Where a line holds "matplotlib", copy it.

(begin)

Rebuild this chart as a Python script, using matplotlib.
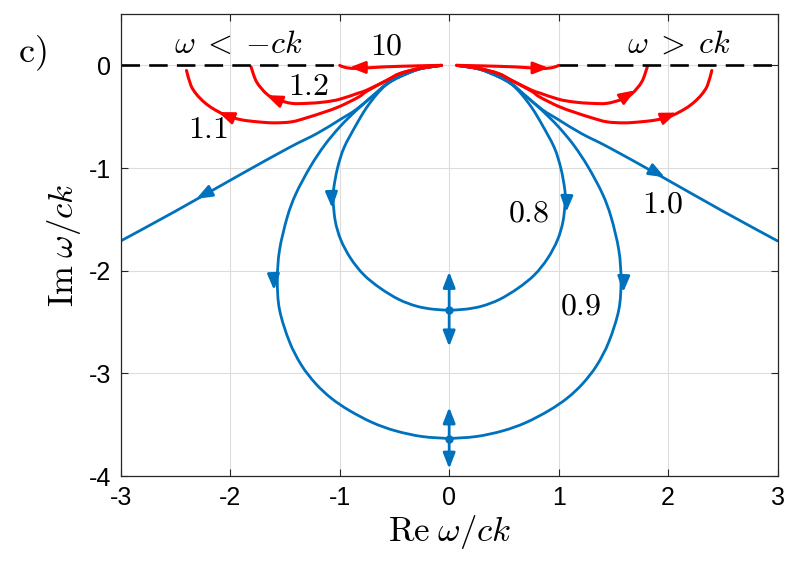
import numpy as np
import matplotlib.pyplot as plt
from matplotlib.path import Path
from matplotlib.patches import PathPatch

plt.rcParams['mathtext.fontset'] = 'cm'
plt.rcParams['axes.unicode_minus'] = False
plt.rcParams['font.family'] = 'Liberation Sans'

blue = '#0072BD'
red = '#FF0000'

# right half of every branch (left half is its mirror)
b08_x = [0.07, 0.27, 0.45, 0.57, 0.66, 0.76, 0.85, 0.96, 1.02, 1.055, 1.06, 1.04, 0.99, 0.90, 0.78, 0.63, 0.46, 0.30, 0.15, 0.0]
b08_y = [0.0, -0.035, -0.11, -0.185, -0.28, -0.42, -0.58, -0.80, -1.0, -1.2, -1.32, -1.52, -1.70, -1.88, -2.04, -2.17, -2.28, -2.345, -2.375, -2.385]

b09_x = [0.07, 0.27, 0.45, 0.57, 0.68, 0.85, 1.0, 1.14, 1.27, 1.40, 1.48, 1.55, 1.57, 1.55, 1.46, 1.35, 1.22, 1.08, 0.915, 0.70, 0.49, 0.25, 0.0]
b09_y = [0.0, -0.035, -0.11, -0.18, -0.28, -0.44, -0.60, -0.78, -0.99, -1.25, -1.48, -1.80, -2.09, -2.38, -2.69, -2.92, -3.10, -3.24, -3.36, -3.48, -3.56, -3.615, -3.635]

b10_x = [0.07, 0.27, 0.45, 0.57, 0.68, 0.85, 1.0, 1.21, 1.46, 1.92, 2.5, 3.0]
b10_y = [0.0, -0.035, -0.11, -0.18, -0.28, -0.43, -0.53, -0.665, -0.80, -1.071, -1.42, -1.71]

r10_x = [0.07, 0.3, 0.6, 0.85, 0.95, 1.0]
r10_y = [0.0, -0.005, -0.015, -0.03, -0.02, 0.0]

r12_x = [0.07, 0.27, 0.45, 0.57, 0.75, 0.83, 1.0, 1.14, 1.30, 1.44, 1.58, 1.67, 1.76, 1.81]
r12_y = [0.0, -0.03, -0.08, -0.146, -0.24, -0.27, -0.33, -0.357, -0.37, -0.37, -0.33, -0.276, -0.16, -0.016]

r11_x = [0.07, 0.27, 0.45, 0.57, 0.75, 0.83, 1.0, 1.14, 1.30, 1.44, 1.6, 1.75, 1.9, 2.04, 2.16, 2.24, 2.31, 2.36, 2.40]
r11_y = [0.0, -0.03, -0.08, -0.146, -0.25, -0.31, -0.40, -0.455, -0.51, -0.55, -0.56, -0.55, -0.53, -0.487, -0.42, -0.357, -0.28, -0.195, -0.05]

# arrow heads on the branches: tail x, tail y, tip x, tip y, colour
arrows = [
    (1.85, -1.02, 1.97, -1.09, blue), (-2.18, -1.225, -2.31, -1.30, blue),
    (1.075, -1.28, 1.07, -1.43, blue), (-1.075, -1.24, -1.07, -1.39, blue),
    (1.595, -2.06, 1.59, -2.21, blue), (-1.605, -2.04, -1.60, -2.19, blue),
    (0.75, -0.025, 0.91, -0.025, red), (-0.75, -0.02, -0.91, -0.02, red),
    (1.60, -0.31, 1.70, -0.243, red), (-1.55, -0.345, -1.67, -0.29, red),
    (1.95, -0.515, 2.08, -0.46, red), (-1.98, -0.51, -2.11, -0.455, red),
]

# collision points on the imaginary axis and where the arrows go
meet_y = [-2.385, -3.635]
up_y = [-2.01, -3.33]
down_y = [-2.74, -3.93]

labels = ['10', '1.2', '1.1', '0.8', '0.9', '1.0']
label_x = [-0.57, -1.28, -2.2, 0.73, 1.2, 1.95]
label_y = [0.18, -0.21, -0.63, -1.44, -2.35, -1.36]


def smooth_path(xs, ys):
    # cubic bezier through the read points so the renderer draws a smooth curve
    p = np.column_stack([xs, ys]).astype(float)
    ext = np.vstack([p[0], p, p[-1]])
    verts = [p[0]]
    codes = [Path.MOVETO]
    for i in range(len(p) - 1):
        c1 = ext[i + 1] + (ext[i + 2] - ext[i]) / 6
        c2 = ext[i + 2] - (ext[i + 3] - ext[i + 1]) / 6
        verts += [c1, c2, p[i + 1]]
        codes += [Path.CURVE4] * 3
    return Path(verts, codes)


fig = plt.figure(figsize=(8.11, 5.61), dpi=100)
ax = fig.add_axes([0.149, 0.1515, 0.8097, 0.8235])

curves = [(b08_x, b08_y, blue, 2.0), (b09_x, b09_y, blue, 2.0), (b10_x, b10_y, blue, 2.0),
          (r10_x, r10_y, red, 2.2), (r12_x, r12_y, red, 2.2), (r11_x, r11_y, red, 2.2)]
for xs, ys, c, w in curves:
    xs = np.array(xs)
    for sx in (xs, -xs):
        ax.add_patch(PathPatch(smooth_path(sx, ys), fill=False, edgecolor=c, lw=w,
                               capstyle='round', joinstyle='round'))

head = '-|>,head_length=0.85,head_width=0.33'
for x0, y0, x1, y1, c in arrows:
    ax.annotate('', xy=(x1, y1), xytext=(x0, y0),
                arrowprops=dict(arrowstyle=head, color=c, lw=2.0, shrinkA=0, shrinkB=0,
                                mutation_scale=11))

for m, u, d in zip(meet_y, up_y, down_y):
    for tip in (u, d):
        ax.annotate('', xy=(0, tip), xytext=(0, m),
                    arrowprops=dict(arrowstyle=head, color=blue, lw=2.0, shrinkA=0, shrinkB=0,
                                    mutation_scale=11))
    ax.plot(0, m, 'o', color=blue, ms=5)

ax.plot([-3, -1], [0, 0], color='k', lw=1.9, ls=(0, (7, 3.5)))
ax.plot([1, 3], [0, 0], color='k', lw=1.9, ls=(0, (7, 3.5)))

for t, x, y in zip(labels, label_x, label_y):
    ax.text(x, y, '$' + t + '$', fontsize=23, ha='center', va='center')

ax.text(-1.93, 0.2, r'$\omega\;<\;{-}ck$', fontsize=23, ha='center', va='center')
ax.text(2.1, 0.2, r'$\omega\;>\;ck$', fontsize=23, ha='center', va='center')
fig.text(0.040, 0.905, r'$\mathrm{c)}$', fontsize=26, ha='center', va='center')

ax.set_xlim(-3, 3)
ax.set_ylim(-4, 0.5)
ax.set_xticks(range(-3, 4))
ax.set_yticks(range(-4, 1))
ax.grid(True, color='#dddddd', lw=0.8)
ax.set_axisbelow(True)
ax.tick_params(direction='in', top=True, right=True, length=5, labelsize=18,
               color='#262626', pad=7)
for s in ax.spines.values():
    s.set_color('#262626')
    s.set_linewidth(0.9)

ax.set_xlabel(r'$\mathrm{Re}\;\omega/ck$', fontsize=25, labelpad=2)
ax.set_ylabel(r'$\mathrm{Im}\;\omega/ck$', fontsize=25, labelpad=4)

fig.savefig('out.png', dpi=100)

(end)

• _Worked answer_
Rebuild this chart as a Python script, using matplotlib.
import matplotlib.pyplot as plt
from matplotlib.path import Path
from matplotlib.patches import PathPatch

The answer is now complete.